The four moons he identified, Io, Europa, Callisto and Ganymede are known to this day as the "Galilean Moons" of Jupiter.
Consequences
Obviously, the Roman Catholic Church was mightily pissed off about this upstart contravening their dogma. GG was excommunicated from the Church, which was a potential death sentence at the time. But, GG was a clever man and the Patriarchs (we now call them oligarchs) of a city state or two were wooed by his offer of useful technology. A telescope is tuned to look for the stars, but a smaller flexible version can provide long distance terrestrial vision.
In "pirate" films one will see people using a brass tube to see into the distance on the water.

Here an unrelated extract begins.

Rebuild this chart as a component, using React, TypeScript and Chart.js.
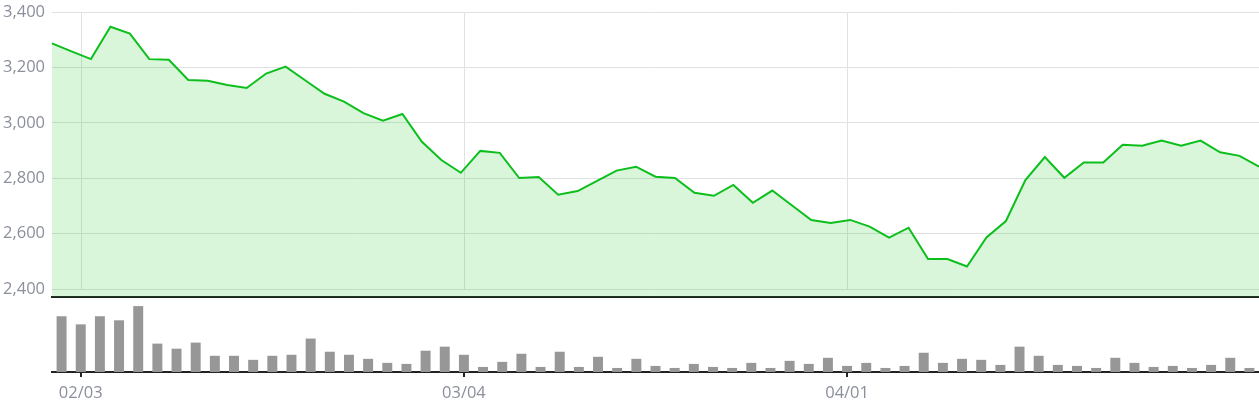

GG developed these and sold them to maritime Italian city states to secure his well being. The benefit to the city state Patriarchs was that their security services would see potentially threatening approaching vessels sooner. This added time to prepare defenses.
The major intellectual consequence was that published evidence, which anyone who had a telescope could verify, had been issued. A collection of moons orbited Jupiter, not Earth. This was the death knell for the "geocentric" model and birthed a new understanding of our place in the "heavens" or "cosmos".
The sun was center. There are more subtle re-understandings too. Our moon obits us. Jupiter's moons obit Jupiter. Thus, moons are a "local thing". GG's work is a worthy predecessor of Sir Isaac Newton's "Principia" and the beginnings of a study of "gravity".
The lasting consequence is that this intelligent, Italian man laid the foundation for European science to come: to research, analyze, consider and publish.
Astronomy and "western science" were born.
Sources
Probably.
Culture
Science is a part of culture. Sleep is just required.